O DIREITO AO SIGILO BANCÁRIO: O STF E QUESTÃO DO ART. 6º DA LC N.º 105

16/03/2014 às 20:19

Resumo:


  • O sigilo bancário é protegido pela Constituição Federal de 1988 como parte do direito à intimidade e privacidade, mas não é um direito absoluto, podendo ser relativizado em prol de interesses públicos.

  • A Lei Complementar nº 105/2001 permite que a Administração Tributária acesse dados bancários dos contribuintes, o que gera debates sobre sua constitucionalidade e a necessidade de proteção dos direitos individuais.

  • O Supremo Tribunal Federal (STF) tem se debruçado sobre a questão, com decisões que ora apontam para a constitucionalidade da transferência de informações ao Fisco, ora para a inconstitucionalidade por potencial violação ao direito à privacidade.

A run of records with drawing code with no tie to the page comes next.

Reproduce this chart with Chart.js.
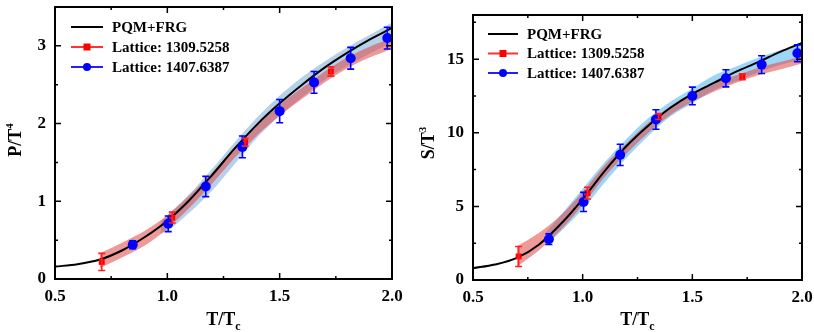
<!DOCTYPE html>
<html>
<head>
<meta charset="utf-8">
<script src="https://cdn.jsdelivr.net/npm/chart.js@4.4.1/dist/chart.umd.min.js"></script>
<style>
  html, body { margin: 0; padding: 0; background: #fff; }
  #wrap { position: relative; width: 814px; height: 332px; overflow: hidden; }
  .panel { position: absolute; top: 0; height: 332px; }
</style>
</head>
<body>
<div id="wrap">
  <div class="panel" style="left:0;width:410px"><canvas id="pressure" width="410" height="332"></canvas></div>
  <div class="panel" style="left:410px;width:404px"><canvas id="entropy" width="404" height="332"></canvas></div>
</div>
<script>
// PQM+FRG curve (both panels share the T grid)
const CURVE_T = [0.5, 0.6, 0.7, 0.8, 0.9, 1.0, 1.1, 1.2, 1.3, 1.4, 1.5, 1.6, 1.7, 1.8, 1.9, 2.0];
const CURVE_P = [0.16, 0.19, 0.25, 0.37, 0.54, 0.75, 1.02, 1.34, 1.68, 1.99, 2.26, 2.50, 2.72, 2.91, 3.08, 3.23];
const CURVE_S = [0.8, 1.05, 1.5, 2.4, 3.8, 5.5, 7.4, 9.1, 10.5, 11.7, 12.65, 13.4, 14.15, 14.8, 15.5, 16.1];

// Lattice 1309.5258 (red squares)
const RED_T     = [0.708, 1.022, 1.346, 1.728];
const RED_P     = [0.22, 0.79, 1.76, 2.67];
const RED_P_ERR = [0.11, 0.07, 0.05, 0.06];
const RED_S     = [1.6, 5.9, 11.1, 13.8];
const RED_S_ERR = [0.68, 0.4, 0.2, 0.2];

// Lattice 1407.6387 (blue circles)
const BLUE_T     = [0.846, 1.004, 1.171, 1.334, 1.5, 1.653, 1.816, 1.979];
const BLUE_P     = [0.44, 0.71, 1.19, 1.70, 2.16, 2.53, 2.84, 3.10];
const BLUE_P_ERR = [0.05, 0.10, 0.13, 0.14, 0.15, 0.14, 0.14, 0.14];
const BLUE_S     = [2.77, 5.3, 8.5, 10.9, 12.5, 13.7, 14.63, 15.4];
const BLUE_S_ERR = [0.36, 0.65, 0.72, 0.66, 0.6, 0.58, 0.6, 0.57];

// uncertainty bands
const RED_BAND_T    = [0.7, 0.8, 0.9, 1.0, 1.1, 1.2, 1.3, 1.4, 1.5, 1.6, 1.7, 1.8, 1.9, 2.0];
const RED_BAND_P_LO = [0.14, 0.28, 0.43, 0.65, 0.92, 1.23, 1.56, 1.85, 2.10, 2.32, 2.53, 2.71, 2.85, 2.96];
const RED_BAND_P_HI = [0.33, 0.47, 0.62, 0.82, 1.08, 1.37, 1.70, 1.98, 2.24, 2.46, 2.67, 2.85, 2.99, 3.10];
const RED_BAND_S_LO = [0.9, 2.0, 3.4, 5.1, 7.0, 8.6, 10.0, 11.2, 12.1, 12.8, 13.4, 13.9, 14.3, 14.7];
const RED_BAND_S_HI = [2.3, 3.2, 4.4, 6.0, 7.8, 9.3, 10.7, 11.8, 12.7, 13.4, 13.9, 14.4, 14.8, 15.2];

const BLUE_BAND_P_T  = [0.97, 1.0, 1.1, 1.2, 1.3, 1.4, 1.5, 1.6, 1.7, 1.8, 1.9, 2.0];
const BLUE_BAND_P_LO = [0.58, 0.62, 0.86, 1.14, 1.48, 1.82, 2.10, 2.34, 2.56, 2.74, 2.90, 3.04];
const BLUE_BAND_P_HI = [0.74, 0.82, 1.10, 1.42, 1.76, 2.08, 2.36, 2.60, 2.80, 2.98, 3.14, 3.30];
const BLUE_BAND_S_T  = [0.83, 0.9, 1.0, 1.1, 1.2, 1.3, 1.4, 1.5, 1.6, 1.7, 1.8, 1.9, 2.0];
const BLUE_BAND_S_LO = [2.3, 3.3, 4.8, 6.6, 8.3, 9.8, 11.1, 12.0, 12.9, 13.5, 14.1, 14.6, 15.0];
const BLUE_BAND_S_HI = [3.2, 4.4, 6.2, 8.0, 9.6, 11.0, 12.1, 13.0, 13.9, 14.5, 15.1, 15.6, 16.0];

const LEGEND_LABELS = ["PQM+FRG", "Lattice: 1309.5258", "Lattice: 1407.6387"];
const X_TICKS = [0.5, 1.0, 1.5, 2.0];

const FONT = '"Liberation Serif", "Times New Roman", serif';
const RED = "#ff0000";
const BLUE = "#0000ff";

function pts(xs, ys) {
  return xs.map((x, i) => ({ x, y: ys[i] }));
}

// frame, inward ticks, error bars, legend and axis titles
function decorPlugin(p) {
  return {
    id: "decor",
    afterDatasetsDraw(chart) {
      const ctx = chart.ctx, xs = chart.scales.x, ys = chart.scales.y;
      ctx.save();
      p.errors.forEach(set => {
        ctx.strokeStyle = set.color;
        ctx.lineWidth = 1.6;
        set.t.forEach((t, i) => {
          const x = xs.getPixelForValue(t);
          const y1 = ys.getPixelForValue(set.v[i] - set.e[i]);
          const y2 = ys.getPixelForValue(set.v[i] + set.e[i]);
          ctx.beginPath();
          ctx.moveTo(x, y1); ctx.lineTo(x, y2);
          ctx.moveTo(x - 3.5, y1); ctx.lineTo(x + 3.5, y1);
          ctx.moveTo(x - 3.5, y2); ctx.lineTo(x + 3.5, y2);
          ctx.stroke();
        });
      });
      ctx.restore();
    },
    afterDraw(chart) {
      const ctx = chart.ctx, a = chart.chartArea;
      const xs = chart.scales.x, ys = chart.scales.y;
      ctx.save();
      ctx.strokeStyle = "#000";
      ctx.lineWidth = 2;
      ctx.strokeRect(a.left, a.top, a.right - a.left, a.bottom - a.top);

      // ticks
      ctx.lineWidth = 1.5;
      const xt = xs.ticks.map(t => t.value);
      const yt = ys.ticks.map(t => t.value);
      const drawX = (v, len) => {
        const x = xs.getPixelForValue(v);
        ctx.beginPath();
        ctx.moveTo(x, a.bottom); ctx.lineTo(x, a.bottom - len);
        ctx.moveTo(x, a.top); ctx.lineTo(x, a.top + len);
        ctx.stroke();
      };
      const drawY = (v, len) => {
        const y = ys.getPixelForValue(v);
        ctx.beginPath();
        ctx.moveTo(a.left, y); ctx.lineTo(a.left + len, y);
        ctx.moveTo(a.right, y); ctx.lineTo(a.right - len, y);
        ctx.stroke();
      };
      xt.forEach(v => drawX(v, 6));
      for (let i = 0; i < xt.length - 1; i++) drawX((xt[i] + xt[i + 1]) / 2, 3);
      yt.forEach(v => drawY(v, 6));
      const ystep = yt[1] - yt[0];
      for (let v = yt[0] + ystep / 2; v < ys.max; v += ystep) drawY(v, 3);

      // legend
      const L = p.legend;
      const rows = [
        { color: "#000", marker: null },
        { color: "#ff3333", marker: "square" },
        { color: "#2020ff", marker: "circle" },
      ];
      ctx.font = "bold 15px " + FONT;
      ctx.textBaseline = "middle";
      ctx.textAlign = "left";
      rows.forEach((r, i) => {
        const y = L.y + i * L.dy;
        ctx.strokeStyle = r.color;
        ctx.lineWidth = 2;
        ctx.beginPath();
        ctx.moveTo(L.x, y); ctx.lineTo(L.x + L.w, y);
        ctx.stroke();
        const cx = L.x + L.w / 2;
        if (r.marker === "square") {
          ctx.fillStyle = RED;
          ctx.fillRect(cx - 3.5, y - 3.5, 7, 7);
        } else if (r.marker === "circle") {
          ctx.fillStyle = BLUE;
          ctx.beginPath(); ctx.arc(cx, y, 4, 0, Math.PI * 2); ctx.fill();
        }
        ctx.fillStyle = "#000";
        ctx.fillText(LEGEND_LABELS[i], L.x + L.w + 9, y + 1);
      });

      // x title: T/T_c
      ctx.fillStyle = "#000";
      ctx.textBaseline = "alphabetic";
      ctx.font = "bold 18px " + FONT;
      const main = "T/T";
      const mw = ctx.measureText(main).width;
      ctx.font = "bold 12px " + FONT;
      const sw = ctx.measureText("c").width;
      const x0 = (a.left + a.right) / 2 - (mw + sw) / 2;
      ctx.font = "bold 18px " + FONT;
      ctx.fillText(main, x0, 325);
      ctx.font = "bold 12px " + FONT;
      ctx.fillText("c", x0 + mw, 330);

      // y title with superscript
      ctx.save();
      ctx.translate(p.ytitle.x, p.ytitle.y);
      ctx.rotate(-Math.PI / 2);
      ctx.font = "bold 18px " + FONT;
      const yw = ctx.measureText(p.ytitle.main).width;
      ctx.font = "bold 11px " + FONT;
      const ew = ctx.measureText(p.ytitle.sup).width;
      const y0 = -(yw + ew) / 2;
      ctx.font = "bold 18px " + FONT;
      ctx.fillText(p.ytitle.main, y0, 0);
      ctx.font = "bold 11px " + FONT;
      ctx.fillText(p.ytitle.sup, y0 + yw, -8);
      ctx.restore();

      ctx.restore();
    },
  };
}

function makeChart(id, o) {
  const bandLine = { showLine: true, pointRadius: 0, borderWidth: 0, cubicInterpolationMode: "monotone" };
  return new Chart(document.getElementById(id), {
    type: "scatter",
    data: {
      datasets: [
        { data: pts(BLUE_T, o.blue), pointStyle: "circle", pointRadius: 5, backgroundColor: BLUE, borderColor: BLUE, borderWidth: 0 },
        { data: pts(RED_T, o.red), pointStyle: "rect", pointRadius: 4.2, backgroundColor: RED, borderColor: RED, borderWidth: 0 },
        { data: pts(CURVE_T, o.curve), showLine: true, pointRadius: 0, borderColor: "#000", borderWidth: 2, cubicInterpolationMode: "monotone" },
        { ...bandLine, data: pts(RED_BAND_T, o.redHi), borderColor: "transparent", backgroundColor: o.redFill, fill: "+1" },
        { ...bandLine, data: pts(RED_BAND_T, o.redLo), borderColor: "transparent" },
        { ...bandLine, data: pts(o.blueBandT, o.blueHi), borderColor: "transparent", backgroundColor: o.blueFill, fill: "+1" },
        { ...bandLine, data: pts(o.blueBandT, o.blueLo), borderColor: "transparent" },
      ],
    },
    options: {
      responsive: false,
      animation: false,
      devicePixelRatio: 1,
      layout: { padding: o.padding },
      plugins: { legend: { display: false }, tooltip: { enabled: false } },
      scales: {
        x: {
          type: "linear", min: 0.5, max: 2.0,
          afterBuildTicks: s => { s.ticks = X_TICKS.map(v => ({ value: v })); },
          afterFit: s => { s.height = o.xh; s.paddingLeft = 0; s.paddingRight = 0; },
          grid: { display: false, drawTicks: false }, border: { display: false },
          ticks: { color: "#000", padding: 7, maxRotation: 0, font: { family: FONT, size: 17, weight: "bold" }, callback: v => v.toFixed(1) },
        },
        y: {
          type: "linear", min: 0, max: o.ymax,
          afterBuildTicks: s => { s.ticks = o.yticks.map(v => ({ value: v })); },
          afterFit: s => { s.width = o.yw; s.paddingTop = 0; s.paddingBottom = 0; },
          grid: { display: false, drawTicks: false }, border: { display: false },
          ticks: { color: "#000", padding: 9, font: { family: FONT, size: 17, weight: "bold" } },
        },
      },
    },
    plugins: [decorPlugin({
      errors: [
        { t: BLUE_T, v: o.blue, e: o.blueErr, color: BLUE },
        { t: RED_T, v: o.red, e: o.redErr, color: "#ff2020" },
      ],
      legend: o.legend,
      ytitle: o.ytitle,
    })],
  });
}

makeChart("pressure", {
  curve: CURVE_P, red: RED_P, redErr: RED_P_ERR, blue: BLUE_P, blueErr: BLUE_P_ERR,
  redLo: RED_BAND_P_LO, redHi: RED_BAND_P_HI,
  blueBandT: BLUE_BAND_P_T, blueLo: BLUE_BAND_P_LO, blueHi: BLUE_BAND_P_HI,
  redFill: "rgba(225, 70, 70, 0.55)", blueFill: "rgba(110, 165, 215, 0.5)",
  ymax: 3.5, yticks: [0, 1, 2, 3],
  padding: { left: 0, top: 7, right: 18, bottom: 0 }, yw: 55, xh: 53,
  legend: { x: 71, y: 27, dy: 20, w: 32 },
  ytitle: { x: 21, y: 140, main: "P/T", sup: "4" },
});

makeChart("entropy", {
  curve: CURVE_S, red: RED_S, redErr: RED_S_ERR, blue: BLUE_S, blueErr: BLUE_S_ERR,
  redLo: RED_BAND_S_LO, redHi: RED_BAND_S_HI,
  blueBandT: BLUE_BAND_S_T, blueLo: BLUE_BAND_S_LO, blueHi: BLUE_BAND_S_HI,
  redFill: "rgba(225, 70, 70, 0.55)", blueFill: "rgba(80, 180, 240, 0.55)",
  ymax: 18, yticks: [0, 5, 10, 15],
  padding: { left: 0, top: 15, right: 12, bottom: 0 }, yw: 63, xh: 52,
  legend: { x: 78, y: 34, dy: 19.5, w: 30 },
  ytitle: { x: 24, y: 143, main: "S/T", sup: "3" },
});
</script>
</body>
</html>
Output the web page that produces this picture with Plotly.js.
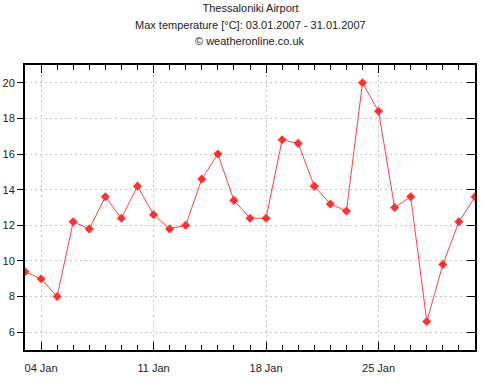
<!DOCTYPE html>
<html><head><meta charset="utf-8">
<script src="https://cdn.plot.ly/plotly-3.0.1.min.js"></script>
<style>html,body{margin:0;padding:0;background:#fff}</style>
</head><body><div id="chart" style="width:501px;height:383px"></div>
<script>
const dates = ["2007-01-03","2007-01-04","2007-01-05","2007-01-06","2007-01-07","2007-01-08","2007-01-09","2007-01-10","2007-01-11","2007-01-12","2007-01-13","2007-01-14","2007-01-15","2007-01-16","2007-01-17","2007-01-18","2007-01-19","2007-01-20","2007-01-21","2007-01-22","2007-01-23","2007-01-24","2007-01-25","2007-01-26","2007-01-27","2007-01-28","2007-01-29","2007-01-30","2007-01-31"];
const maxTemp = [9.4,9.0,8.0,12.2,11.8,13.6,12.4,14.2,12.6,11.8,12.0,14.6,16.0,13.4,12.4,12.4,16.8,16.6,14.2,13.2,12.8,20.0,18.4,13.0,13.6,6.6,9.8,12.2,13.6];
const xTickVals = ["2007-01-04","2007-01-11","2007-01-18","2007-01-25"];
const xTickText = ["04 Jan","11 Jan","18 Jan","25 Jan"];
const yTickVals = [6,8,10,12,14,16,18,20];
const titleLines = ["Thessaloniki Airport","Max temperature [°C]: 03.01.2007 - 31.01.2007","© weatheronline.co.uk"];

const fam = "Liberation Sans, Arial, sans-serif";
const font = {family:fam, size:11, color:"#222"};
const trace = {
  x: dates, y: maxTemp, type:"scatter", mode:"lines+markers",
  line:{color:"#ff4040", width:1},
  marker:{symbol:"diamond", size:7, color:"#ff3030"},
  hoverinfo:"skip"
};
// plot area: top 65px, height 285px
const pxToPaper = py => (350 - py) / 285;
const layout = {
  width:501, height:383,
  margin:{l:25, r:26, t:65, b:33},
  paper_bgcolor:"#fff", plot_bgcolor:"#fff",
  font: font,
  showlegend:false,
  title:{text:titleLines[0], font:{family:fam, size:11, color:"#222"},
    x:0.5, xanchor:"center", y:1 - 8/383, yanchor:"middle"},
  annotations:[
    {text:titleLines[1], xref:"paper", yref:"paper", x:0.5, y:pxToPaper(25), xanchor:"center", yanchor:"middle", showarrow:false, font:{family:fam, size:11, color:"#222"}},
    {text:titleLines[2], xref:"paper", yref:"paper", x:0.5, y:pxToPaper(41), xanchor:"center", yanchor:"middle", showarrow:false, font:{family:fam, size:11, color:"#222"}}
  ],
  xaxis:{
    type:"date", range:["2007-01-03","2007-01-31"],
    tickmode:"array", tickvals:xTickVals, ticktext:xTickText,
    ticks:"inside", ticklen:8, tickwidth:1, tickcolor:"#000", ticklabelstandoff:7,
    minor:{dtick:86400000, tick0:"2007-01-03", ticks:"inside", ticklen:5, tickcolor:"#000", showgrid:false},
    showline:true, linecolor:"#000", linewidth:2, mirror:"ticks",
    showgrid:true, gridcolor:"#c4c4c4", griddash:"2px,3px", gridwidth:1,
    zeroline:false, fixedrange:true
  },
  yaxis:{
    range:[5,21], tickmode:"array", tickvals:yTickVals,
    ticks:"outside", ticklen:6, tickcolor:"#000",
    showline:true, linecolor:"#000", linewidth:2, mirror:true,
    showgrid:true, gridcolor:"#c4c4c4", griddash:"2px,3px", gridwidth:1,
    zeroline:false, fixedrange:true
  },
  yaxis2:{
    range:[5,21], tickmode:"array", tickvals:yTickVals, overlaying:"y", side:"right",
    ticks:"inside", ticklen:8, tickcolor:"#000", showticklabels:false,
    showline:false, showgrid:false, zeroline:false, fixedrange:true
  }
};
const dummy = {x:[dates[0]], y:[maxTemp[0]], yaxis:"y2", type:"scatter", mode:"markers", marker:{opacity:0}, hoverinfo:"skip"};
Plotly.newPlot("chart", [trace, dummy], layout, {staticPlot:true, displayModeBar:false});
</script></body></html>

Resumo criado por JUSTICIA, o assistente de inteligência artificial do Jus.

O interesse acerca do sigilo bancário e suas implicações na ordem jurídica são elementos que povoam as discussões doutrinárias e jurisprudenciais. A edição da LC n.º 105/2001 trouxe novos contornos ao tema, versando sobre isso o presente artigo.

1. NOÇÕES INTRODUTÓRIAS

O sigilo bancário é assunto extremamente delicado por envolver nuances da vida privada e interesse público. Antes, porém, de adentrar no cerne da questão, deve-se ter uma delimitação do conceito do sigilo bancário. Na tentativa de cumprir essa hercúlea tarefa, inúmeras teorias foram desenvolvidas.

Prevalece, no Brasil, a teoria do direito à intimidade, também conhecida teroia do direito fundamental, a qual se baseia no próprio direito individual à intimidade e vida privada e ao sigilo de dados, previstos no art. 5º, incisos X e/ou XII, da Constituição Federal de 1988.

2. O SIGILO BANCÁRIO NA ORDEM CONSTITUCIONAL

Dispõe a Constituição Federal o seguinte, no seu art. 5º:

X – são invioláveis a intimidade, a vida privada, a honra e a imagem das pessoas, assegurado o direito a indenização pelo dano material ou moral decorrente de sua violação.

Sobre tal inciso, Celso Ribeiro Bastos e Ives Gandra Martins (2001, p. 71) aduzem que tal garantia se traduz em obstar a intromissão de terceiros na vida privada, bem como impedir a publicidade de informações que dizem respeito a essa, sendo difícil precisar a demarcação da esfera íntima de cada um.

A Constituição Federal alberga, também, o direito à inviolabilidade de dados, o qual, segundo Alexandre de Moraes “complementa a previsão ao direito à intimidade e vida privada (art. 5º, X), sendo ambas as previsões de defesa da privacidade regidas pelo princípio da exclusividade (...)” (MORAES, 2008, p. 69). Discorrendo sobre o tema, o mesmo autor considera que tanto as informações fiscais, quanto as bancárias, são patrimônios que integram a vida privada da pessoa física ou jurídica, estejam em poder dos bancos, da Receita Federal, ou de órgãos congêneres (2008, p. 70).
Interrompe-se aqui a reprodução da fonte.